Mi encarcelamiento es la fase más reciente de un golpe de Estado en cámara lenta diseñado para marginar de forma permanente las fuerzas progresistas de Brasil. Tiene como objetivo evitar que el Partido de los Trabajadores vuelva a ser elegido para ocupar la presidencia. Debido a que todas las encuestas muestran que ganaría con facilidad las elecciones de octubre, la extrema derecha de Brasil busca dejarme fuera de la contienda electoral. Mi condena y encarcelamiento se sustentan solamente en la declaración de un testigo cuya propia sentencia fue reducida a cambio de que testificara en mi contra. En otras palabras: el testigo tenía un beneficio personal en decir lo que las autoridades querían oír.
Las fuerzas de la derecha que han usurpado el poder en Brasil no han perdido el tiempo para implementar su agenda política. El gobierno profundamente impopular del presidente Michel Temer ha aprobado una enmienda constitucional que pone un límite de veinte años al gasto público y ha promulgado varios cambios a las leyes laborales que facilitarán la subcontratación, debilitarán los derechos de negociación de los trabajadores e incluso su derecho a un día laboral de ocho horas. El gobierno de Temer también ha intentado recortar las pensiones.
Los conservadores de Brasil se han esforzado mucho por socavar el progreso logrado por los gobiernos del Partido de los Trabajadores y están determinados a evitar que ocupemos la presidencia de nueva cuenta en el futuro cercano. Su aliado en esta maniobra es el juez Sérgio Moro y su equipo de procuradores, quienes han recurrido a grabar y filtrar conversaciones telefónicas privadas que tuve con mi familia y mi abogado, entre ellas una conversación que se grabó de forma ilegal.
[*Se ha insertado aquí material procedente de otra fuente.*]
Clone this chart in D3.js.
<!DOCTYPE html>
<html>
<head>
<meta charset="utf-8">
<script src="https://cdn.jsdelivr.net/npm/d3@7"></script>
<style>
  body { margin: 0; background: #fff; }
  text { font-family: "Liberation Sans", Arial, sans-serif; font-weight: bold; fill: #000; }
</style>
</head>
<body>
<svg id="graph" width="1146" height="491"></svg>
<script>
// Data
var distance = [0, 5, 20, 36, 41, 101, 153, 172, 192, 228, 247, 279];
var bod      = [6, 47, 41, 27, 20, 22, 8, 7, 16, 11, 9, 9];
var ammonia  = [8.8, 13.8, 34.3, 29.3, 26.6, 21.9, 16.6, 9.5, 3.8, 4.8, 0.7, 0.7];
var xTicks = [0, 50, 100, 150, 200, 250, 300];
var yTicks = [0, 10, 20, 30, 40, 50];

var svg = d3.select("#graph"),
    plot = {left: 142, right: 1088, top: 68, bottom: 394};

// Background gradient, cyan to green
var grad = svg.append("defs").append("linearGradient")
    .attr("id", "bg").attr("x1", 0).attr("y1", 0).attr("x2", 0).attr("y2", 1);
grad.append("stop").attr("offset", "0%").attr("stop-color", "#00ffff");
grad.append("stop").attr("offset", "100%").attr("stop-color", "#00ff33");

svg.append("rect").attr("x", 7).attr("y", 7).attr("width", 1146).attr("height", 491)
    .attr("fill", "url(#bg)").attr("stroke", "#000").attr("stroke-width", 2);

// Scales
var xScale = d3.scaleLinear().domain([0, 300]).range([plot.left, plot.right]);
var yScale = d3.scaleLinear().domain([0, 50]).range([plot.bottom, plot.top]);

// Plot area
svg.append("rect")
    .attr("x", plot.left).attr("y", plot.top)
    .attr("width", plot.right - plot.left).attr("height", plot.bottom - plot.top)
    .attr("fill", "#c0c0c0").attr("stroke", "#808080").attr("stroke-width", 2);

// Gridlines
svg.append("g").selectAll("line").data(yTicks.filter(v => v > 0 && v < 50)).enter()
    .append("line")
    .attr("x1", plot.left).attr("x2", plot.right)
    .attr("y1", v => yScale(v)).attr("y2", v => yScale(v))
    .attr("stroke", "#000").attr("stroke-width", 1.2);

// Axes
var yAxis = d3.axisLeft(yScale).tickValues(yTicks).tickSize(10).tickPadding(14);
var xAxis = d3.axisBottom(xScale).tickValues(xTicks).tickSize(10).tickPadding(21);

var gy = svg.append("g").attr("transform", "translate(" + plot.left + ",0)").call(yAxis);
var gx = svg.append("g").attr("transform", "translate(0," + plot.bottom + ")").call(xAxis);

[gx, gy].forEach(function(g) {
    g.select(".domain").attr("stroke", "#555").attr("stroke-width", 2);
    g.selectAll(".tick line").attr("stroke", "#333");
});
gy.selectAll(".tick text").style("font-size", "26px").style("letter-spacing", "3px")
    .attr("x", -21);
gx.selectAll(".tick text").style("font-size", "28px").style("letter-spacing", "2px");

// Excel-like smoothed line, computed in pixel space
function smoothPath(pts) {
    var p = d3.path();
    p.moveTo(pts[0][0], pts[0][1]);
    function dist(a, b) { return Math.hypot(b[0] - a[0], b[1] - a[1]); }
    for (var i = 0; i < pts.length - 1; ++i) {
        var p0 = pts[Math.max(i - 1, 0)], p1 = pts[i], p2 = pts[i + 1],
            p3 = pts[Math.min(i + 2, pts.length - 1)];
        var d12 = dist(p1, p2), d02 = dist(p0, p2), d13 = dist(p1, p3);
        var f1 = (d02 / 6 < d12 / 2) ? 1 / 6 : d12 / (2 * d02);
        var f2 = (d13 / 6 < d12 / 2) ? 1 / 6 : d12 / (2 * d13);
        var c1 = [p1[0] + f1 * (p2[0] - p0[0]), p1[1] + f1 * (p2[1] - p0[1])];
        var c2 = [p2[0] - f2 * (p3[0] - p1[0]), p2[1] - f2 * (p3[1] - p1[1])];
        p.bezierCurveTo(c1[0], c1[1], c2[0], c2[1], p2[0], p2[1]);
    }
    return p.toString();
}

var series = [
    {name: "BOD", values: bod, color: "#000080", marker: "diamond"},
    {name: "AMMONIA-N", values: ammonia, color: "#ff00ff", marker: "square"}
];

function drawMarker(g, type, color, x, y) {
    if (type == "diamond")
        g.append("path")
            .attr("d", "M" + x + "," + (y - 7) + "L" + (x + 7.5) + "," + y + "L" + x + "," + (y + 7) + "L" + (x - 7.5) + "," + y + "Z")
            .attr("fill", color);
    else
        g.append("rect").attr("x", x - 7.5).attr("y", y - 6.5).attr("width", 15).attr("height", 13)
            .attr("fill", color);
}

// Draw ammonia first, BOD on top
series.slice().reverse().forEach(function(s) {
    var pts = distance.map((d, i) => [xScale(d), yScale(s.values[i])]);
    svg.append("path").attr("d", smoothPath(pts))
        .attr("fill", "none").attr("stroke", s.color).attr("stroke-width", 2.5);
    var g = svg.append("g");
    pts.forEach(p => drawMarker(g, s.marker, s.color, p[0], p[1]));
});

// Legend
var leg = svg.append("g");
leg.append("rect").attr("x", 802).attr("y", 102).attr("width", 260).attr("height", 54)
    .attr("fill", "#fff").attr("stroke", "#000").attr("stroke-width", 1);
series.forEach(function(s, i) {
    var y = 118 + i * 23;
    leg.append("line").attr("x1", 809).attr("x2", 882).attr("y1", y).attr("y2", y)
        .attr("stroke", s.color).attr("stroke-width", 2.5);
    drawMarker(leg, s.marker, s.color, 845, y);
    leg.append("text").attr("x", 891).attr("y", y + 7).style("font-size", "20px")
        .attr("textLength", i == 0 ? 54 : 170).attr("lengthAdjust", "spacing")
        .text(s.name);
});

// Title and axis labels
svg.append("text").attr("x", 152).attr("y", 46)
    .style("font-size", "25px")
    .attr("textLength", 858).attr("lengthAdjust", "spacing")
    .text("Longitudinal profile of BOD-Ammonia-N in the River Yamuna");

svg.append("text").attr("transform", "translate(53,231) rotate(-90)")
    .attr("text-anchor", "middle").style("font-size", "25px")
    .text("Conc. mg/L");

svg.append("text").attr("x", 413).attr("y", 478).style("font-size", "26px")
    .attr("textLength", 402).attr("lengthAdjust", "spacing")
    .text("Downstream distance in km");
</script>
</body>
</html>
Crearon un espectáculo mediático cuando me arrestaron y me hicieron desfilar ante las cámaras acusado de ser la “mente maestra” detrás de un enorme esquema de corrupción. Rara vez se cuentan estos detalles vergonzosos en los principales medios informativos.
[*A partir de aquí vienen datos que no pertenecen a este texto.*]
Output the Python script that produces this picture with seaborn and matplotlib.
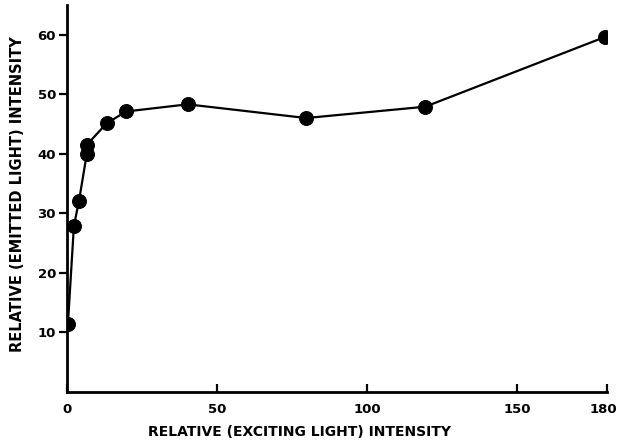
import pandas as pd
import seaborn as sns
import matplotlib.pyplot as plt
from matplotlib.transforms import ScaledTranslation

# values
exciting = [0.3, 2.3, 4.0, 6.6, 6.6, 13.2, 19.7, 40.2, 79.7, 119.4, 179.3]
emitted = [11.4, 27.9, 32.1, 40.0, 41.5, 45.1, 47.1, 48.3, 46.0, 47.9, 59.6]
x_ticks = [0, 50, 100, 150, 180]
y_ticks = [10, 20, 30, 40, 50, 60]

df = pd.DataFrame({"exciting": exciting, "emitted": emitted})

sns.set_style("ticks")
plt.rcParams['font.family'] = ['DejaVu Sans']
plt.rcParams['font.weight'] = 'bold'
for key in ['text.color', 'axes.labelcolor', 'xtick.color', 'ytick.color']:
    plt.rcParams[key] = 'black'

fig = plt.figure(figsize=(6.17, 4.41), dpi=100)
ax = fig.add_axes([0.1086, 0.111, 0.8752, 0.878])

sns.lineplot(data=df, x="exciting", y="emitted", estimator=None, sort=False,
             color="black", linewidth=1.6, marker="o", markersize=10,
             markeredgecolor="black", markerfacecolor="black", ax=ax)

ax.set_xlim(0, 180)
ax.set_ylim(0, 65)
ax.set_xticks(x_ticks)
ax.set_yticks(y_ticks)
ax.set_xticklabels([str(t) for t in x_ticks], fontsize=9.5, fontweight='bold')
ax.set_yticklabels([str(t) for t in y_ticks], fontsize=9.5, fontweight='bold')
ax.tick_params(axis='x', direction='in', length=6, width=1.6, pad=8)
ax.tick_params(axis='y', direction='out', length=6, width=1.6, pad=2)

# keep the last x label inside the figure
last = ax.get_xticklabels()[-1]
last.set_transform(last.get_transform() + ScaledTranslation(-4 / 100, 0, fig.dpi_scale_trans))

sns.despine(ax=ax)
for side in ['left', 'bottom']:
    ax.spines[side].set_linewidth(2)
    ax.spines[side].set_color('black')

ax.set_xlabel("RELATIVE (EXCITING LIGHT) INTENSITY", fontsize=10, fontweight='bold')
ax.set_ylabel("RELATIVE (EMITTED LIGHT) INTENSITY", fontsize=10.5, fontweight='bold')
ax.xaxis.set_label_coords(0.43, -0.085)
ax.yaxis.set_label_coords(-0.078, 0.51)

fig.savefig("out.png", dpi=100)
El juez Moro ha sido idolatrado por los medios de la derecha brasileña. Se ha vuelto intocable. Sin embargo, el verdadero problema no es Moro, sino los que lo han encumbrado a un estatus de intocable: las élites neoliberales de derecha que siempre se han opuesto a nuestra lucha por una mayor igualdad y justicia social en Brasil.
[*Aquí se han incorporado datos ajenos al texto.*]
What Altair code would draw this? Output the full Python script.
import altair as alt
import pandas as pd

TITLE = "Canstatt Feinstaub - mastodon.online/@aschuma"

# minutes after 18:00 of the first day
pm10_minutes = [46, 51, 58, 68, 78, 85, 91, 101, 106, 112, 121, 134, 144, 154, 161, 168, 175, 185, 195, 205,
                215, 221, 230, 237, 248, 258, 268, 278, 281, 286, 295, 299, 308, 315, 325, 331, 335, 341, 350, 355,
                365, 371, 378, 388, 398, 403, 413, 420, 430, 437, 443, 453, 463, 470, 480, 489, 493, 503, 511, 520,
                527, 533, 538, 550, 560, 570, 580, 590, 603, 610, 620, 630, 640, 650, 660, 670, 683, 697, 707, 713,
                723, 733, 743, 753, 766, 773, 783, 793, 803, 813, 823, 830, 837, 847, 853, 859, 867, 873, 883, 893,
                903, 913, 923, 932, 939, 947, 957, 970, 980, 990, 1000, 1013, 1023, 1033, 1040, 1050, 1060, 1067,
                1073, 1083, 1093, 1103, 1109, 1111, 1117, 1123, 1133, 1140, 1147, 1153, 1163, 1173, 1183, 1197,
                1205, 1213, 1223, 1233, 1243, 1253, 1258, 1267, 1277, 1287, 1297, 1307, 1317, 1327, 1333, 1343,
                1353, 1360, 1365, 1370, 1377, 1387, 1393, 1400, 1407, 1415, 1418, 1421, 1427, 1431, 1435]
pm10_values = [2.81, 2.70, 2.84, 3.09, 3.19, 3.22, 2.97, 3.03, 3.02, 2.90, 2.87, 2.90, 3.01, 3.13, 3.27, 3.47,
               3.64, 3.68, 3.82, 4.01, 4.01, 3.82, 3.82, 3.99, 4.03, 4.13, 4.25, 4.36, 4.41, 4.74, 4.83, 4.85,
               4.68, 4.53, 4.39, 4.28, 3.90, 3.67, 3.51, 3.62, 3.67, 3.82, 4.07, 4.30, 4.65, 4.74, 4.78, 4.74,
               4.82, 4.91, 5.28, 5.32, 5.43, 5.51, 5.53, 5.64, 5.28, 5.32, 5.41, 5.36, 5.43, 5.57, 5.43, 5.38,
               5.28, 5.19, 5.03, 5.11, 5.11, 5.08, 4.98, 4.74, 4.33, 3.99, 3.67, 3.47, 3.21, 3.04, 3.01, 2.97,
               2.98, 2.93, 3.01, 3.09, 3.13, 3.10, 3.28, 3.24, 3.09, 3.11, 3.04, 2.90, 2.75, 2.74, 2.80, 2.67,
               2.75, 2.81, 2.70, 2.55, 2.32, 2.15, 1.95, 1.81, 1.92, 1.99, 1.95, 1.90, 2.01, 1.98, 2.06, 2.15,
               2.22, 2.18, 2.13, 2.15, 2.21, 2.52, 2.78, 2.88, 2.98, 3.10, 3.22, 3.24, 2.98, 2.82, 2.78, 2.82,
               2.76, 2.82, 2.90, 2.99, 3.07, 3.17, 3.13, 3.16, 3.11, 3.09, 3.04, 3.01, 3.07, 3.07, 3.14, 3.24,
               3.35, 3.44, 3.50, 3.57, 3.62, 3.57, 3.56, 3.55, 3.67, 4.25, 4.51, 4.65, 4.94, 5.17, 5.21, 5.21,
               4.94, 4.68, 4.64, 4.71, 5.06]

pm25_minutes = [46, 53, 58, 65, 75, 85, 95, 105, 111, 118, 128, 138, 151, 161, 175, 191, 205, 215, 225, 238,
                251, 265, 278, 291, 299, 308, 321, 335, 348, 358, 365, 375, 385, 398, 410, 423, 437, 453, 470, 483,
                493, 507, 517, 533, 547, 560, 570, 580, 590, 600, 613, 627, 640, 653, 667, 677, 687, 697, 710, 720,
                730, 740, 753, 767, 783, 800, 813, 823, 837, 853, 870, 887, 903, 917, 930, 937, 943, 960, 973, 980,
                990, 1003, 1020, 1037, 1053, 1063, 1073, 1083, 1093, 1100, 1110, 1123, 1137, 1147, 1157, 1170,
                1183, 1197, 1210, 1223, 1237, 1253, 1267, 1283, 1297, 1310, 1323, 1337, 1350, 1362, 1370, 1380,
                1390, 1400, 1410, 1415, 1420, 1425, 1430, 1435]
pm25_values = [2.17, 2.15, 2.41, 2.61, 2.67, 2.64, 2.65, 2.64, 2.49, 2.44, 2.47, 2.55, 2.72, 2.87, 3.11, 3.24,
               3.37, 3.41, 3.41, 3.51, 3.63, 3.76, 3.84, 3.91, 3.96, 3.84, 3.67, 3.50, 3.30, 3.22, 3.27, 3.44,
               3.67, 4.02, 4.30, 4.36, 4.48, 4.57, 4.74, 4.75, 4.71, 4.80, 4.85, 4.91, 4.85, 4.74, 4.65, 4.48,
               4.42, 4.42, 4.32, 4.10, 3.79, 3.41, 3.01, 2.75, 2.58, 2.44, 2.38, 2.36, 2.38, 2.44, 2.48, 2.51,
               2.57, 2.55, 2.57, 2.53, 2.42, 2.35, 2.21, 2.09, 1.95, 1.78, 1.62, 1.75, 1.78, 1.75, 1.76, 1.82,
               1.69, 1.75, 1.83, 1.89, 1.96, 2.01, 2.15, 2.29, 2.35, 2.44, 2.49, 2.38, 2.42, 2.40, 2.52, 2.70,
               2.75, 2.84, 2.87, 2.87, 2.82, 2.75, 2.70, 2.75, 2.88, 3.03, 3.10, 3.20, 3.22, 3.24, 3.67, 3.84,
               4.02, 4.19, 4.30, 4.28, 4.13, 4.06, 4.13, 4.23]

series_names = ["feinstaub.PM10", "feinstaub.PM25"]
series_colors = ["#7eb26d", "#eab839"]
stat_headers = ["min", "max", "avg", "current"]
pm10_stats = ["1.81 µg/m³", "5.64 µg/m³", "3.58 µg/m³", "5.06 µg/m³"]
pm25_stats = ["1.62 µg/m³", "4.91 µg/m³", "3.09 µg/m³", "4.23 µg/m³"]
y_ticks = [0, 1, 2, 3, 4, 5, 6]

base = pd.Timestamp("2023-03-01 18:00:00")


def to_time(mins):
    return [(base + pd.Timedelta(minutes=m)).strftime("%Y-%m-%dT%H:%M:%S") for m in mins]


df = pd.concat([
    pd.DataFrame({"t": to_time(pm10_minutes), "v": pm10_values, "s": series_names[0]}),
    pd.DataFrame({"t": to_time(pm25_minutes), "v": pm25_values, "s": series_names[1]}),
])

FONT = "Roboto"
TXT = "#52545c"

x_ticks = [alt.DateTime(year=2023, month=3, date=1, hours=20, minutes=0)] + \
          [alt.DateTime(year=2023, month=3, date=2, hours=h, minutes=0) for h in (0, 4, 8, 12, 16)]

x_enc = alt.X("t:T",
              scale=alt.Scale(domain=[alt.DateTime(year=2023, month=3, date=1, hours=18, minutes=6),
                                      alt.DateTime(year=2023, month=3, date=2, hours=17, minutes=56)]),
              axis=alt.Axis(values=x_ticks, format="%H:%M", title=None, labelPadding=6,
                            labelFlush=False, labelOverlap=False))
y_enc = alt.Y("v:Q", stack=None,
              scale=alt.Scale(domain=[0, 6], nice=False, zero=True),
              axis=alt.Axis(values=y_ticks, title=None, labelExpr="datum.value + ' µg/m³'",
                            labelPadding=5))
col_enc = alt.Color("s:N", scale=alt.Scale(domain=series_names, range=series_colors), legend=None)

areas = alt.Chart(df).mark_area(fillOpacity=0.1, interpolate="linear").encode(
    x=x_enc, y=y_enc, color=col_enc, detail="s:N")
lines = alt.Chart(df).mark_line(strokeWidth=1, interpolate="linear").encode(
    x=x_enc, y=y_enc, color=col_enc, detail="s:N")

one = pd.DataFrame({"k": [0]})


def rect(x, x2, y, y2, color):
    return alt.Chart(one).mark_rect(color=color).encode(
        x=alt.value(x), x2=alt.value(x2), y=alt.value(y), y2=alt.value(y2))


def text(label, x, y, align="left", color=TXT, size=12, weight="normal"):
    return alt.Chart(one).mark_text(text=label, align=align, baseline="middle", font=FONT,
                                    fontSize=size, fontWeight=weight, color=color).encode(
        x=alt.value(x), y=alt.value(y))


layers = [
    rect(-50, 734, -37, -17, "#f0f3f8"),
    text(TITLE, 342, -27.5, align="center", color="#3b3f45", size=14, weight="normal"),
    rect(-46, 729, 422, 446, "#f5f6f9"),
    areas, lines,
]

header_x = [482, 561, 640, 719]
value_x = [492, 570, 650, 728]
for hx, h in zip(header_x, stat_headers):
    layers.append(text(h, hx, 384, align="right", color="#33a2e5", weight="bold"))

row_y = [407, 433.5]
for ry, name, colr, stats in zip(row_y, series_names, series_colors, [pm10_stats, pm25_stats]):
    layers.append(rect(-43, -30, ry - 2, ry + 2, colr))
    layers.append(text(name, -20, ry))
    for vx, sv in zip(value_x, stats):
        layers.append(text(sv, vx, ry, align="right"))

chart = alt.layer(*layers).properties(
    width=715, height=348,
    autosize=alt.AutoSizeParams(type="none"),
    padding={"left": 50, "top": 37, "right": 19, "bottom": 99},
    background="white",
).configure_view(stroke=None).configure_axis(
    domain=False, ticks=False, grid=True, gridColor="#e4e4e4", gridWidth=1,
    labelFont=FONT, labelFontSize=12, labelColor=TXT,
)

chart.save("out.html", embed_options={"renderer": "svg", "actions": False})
No creo que la mayoría de los brasileños apruebe esta agenda elitista. Por esta razón, aunque me encuentro en prisión, me postulo a la presidencia y, por el mismo motivo, las encuestas muestran que, si las elecciones se llevaran a cabo hoy, sería el ganador. Millones de brasileños comprenden que mi encarcelamiento no tiene nada que ver con la corrupción y entienden que estoy donde estoy solo por razones políticas.
No me preocupa mi situación. He estado preso antes, durante la dictadura militar de Brasil, nada más porque defendí los derechos de los trabajadores. Esa dictadura cayó. La gente que abusa de su poder en la actualidad también caerá.
No pido estar por encima de la ley, sino un juicio que debe ser justo e imparcial. Las fuerzas de la derecha me condenaron, me encarcelaron, ignoraron la evidencia abrumadora de mi inocencia y me negaron el habeas corpus solo para impedir que me postulara a la presidencia. Pido respeto por la democracia. Si me quieren derrotar de verdad, háganlo en las elecciones. De acuerdo con la Constitución brasileña, el poder viene de la gente, la responsable de elegir a sus representantes. Así que dejen que el pueblo brasileño decida. Tengo fe en que la justicia prevalecerá, pero el tiempo se le acaba a la democracia.